Nunca vi la película de Manuel Calisto ni pude apreciar sus capacidades teatrales, pero me enteré de su muerte con el mismo pesar que el resto de quiteños y ecuatorianos. Se trató, según confesión de un jefe policial, de esas muertes que causan “conmoción social”, y a eso quizás se debió el despliegue de seguridad que se vio en las calles del norte de Quito en las horas posteriores al asesinato, la tarde del martes.
Hay, sin embargo, otras muertes que parecen ya no conmover, como la de aquella mujer que el pasado fin de semana (cuando ocurrieron 14 muertes violentas en 3 ciudades) fue usada como escudo humano en Guayaquil; la de un profesor en Santo Domingo por defender a una compañera de trabajo de un robo el miércoles, o los dos nuevos ataques en el norte y el sur de Quito con características de sicariato, ocurridos entre el jueves y el viernes.
Mientras las formas del delito cambiaron, la explicación de la “percepción” azuzada por los medios se quedó corta y la invocación presidencial de que es preferible perder las cosas antes que la vida ya no alcanza para estar a salvo, pues la delincuencia se volvió más violenta, actúa con más impunidad y en muchos casos es más organizada.
La ilusión de seguridad que brinda el poder después de muertes como las de Manuel Calisto, si bien demuestra que hay recursos policiales –humanos y físicos- para patrullar las calles de Quito, en cambio deja muchas interrogantes.
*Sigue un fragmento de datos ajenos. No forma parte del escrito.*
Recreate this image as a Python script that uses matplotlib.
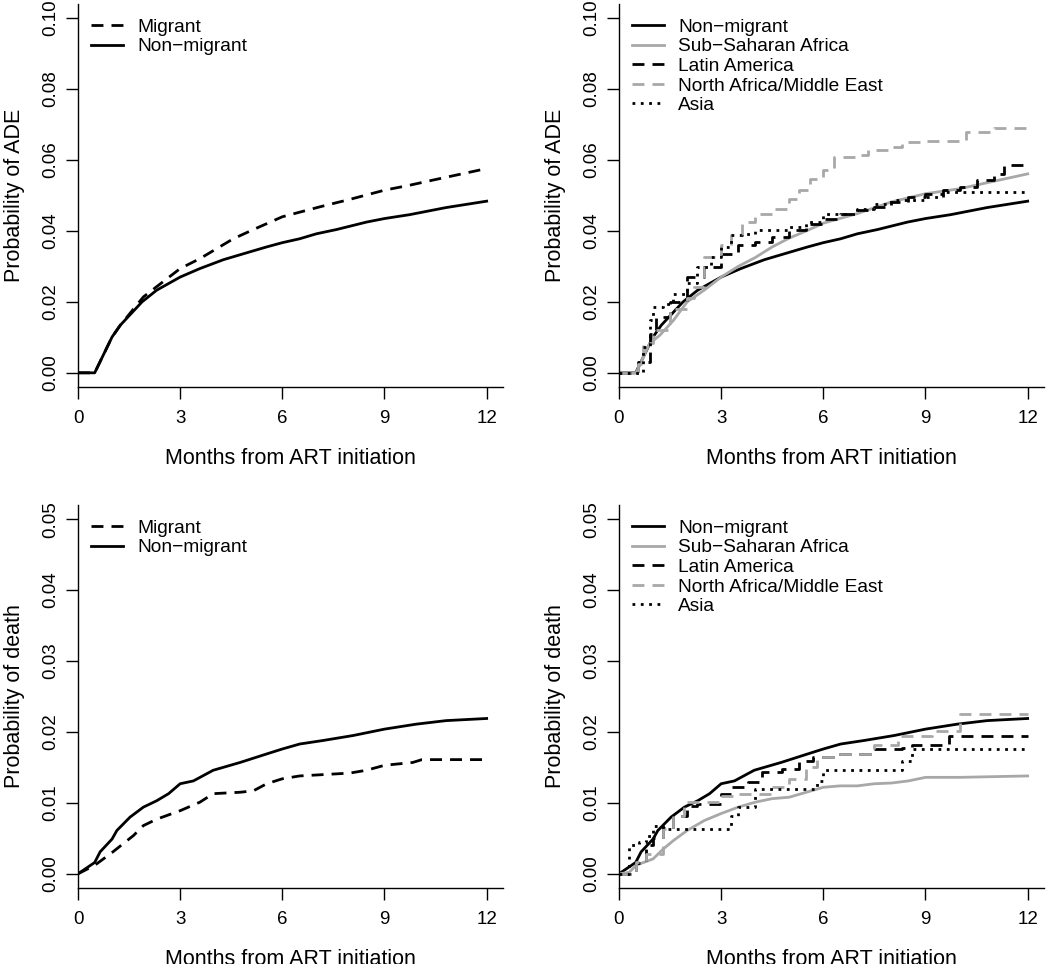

La primera es por qué no se hace este tipo de despliegue permanentemente, y la segunda es por qué, si existen tales recursos, la delincuencia sigue tan campante.
Y las respuestas son muchas. En primer lugar, es notorio que la autoridad responsable de la seguridad está más preocupada por influir sobre la justicia, como quedó demostrado cuando un juez denunció que recibió presiones del ministro José Serrano en el caso Carrión, y quien sigue trabajando en la teoría del golpe del 30-S, en lugar de buscar soluciones contra la delincuencia.
Luego, resulta muy grave que se siga minimizando el problema; que se venda la idea de que es un asunto que puede ser resuelto solo por una autoridad a la cual hay que darle más poder, y que se siga rompiendo el poco tejido social que queda. El Alcalde de Quito se queja de falta de solidaridad de los ciudadanos, pero no se puede esperar mucho más cuando el modelo político está basado en el enfrentamiento entre buenos y malos.
Por eso, pese a tener todos los recursos (económicos, físicos, políticos), el Gobierno -y con él nosotros- está perdiendo la batalla contra el delito. Solo una sociedad consciente del problema, que sepa que debe poner su parte dentro de un pacto social mínimo contra la delincuencia, podrá salir adelante. Si prácticamente el delito ya ha afectado a todas las familias, es posible que sea muy tarde para reaccionar cuando sus formas más violentas nos toquen a todos.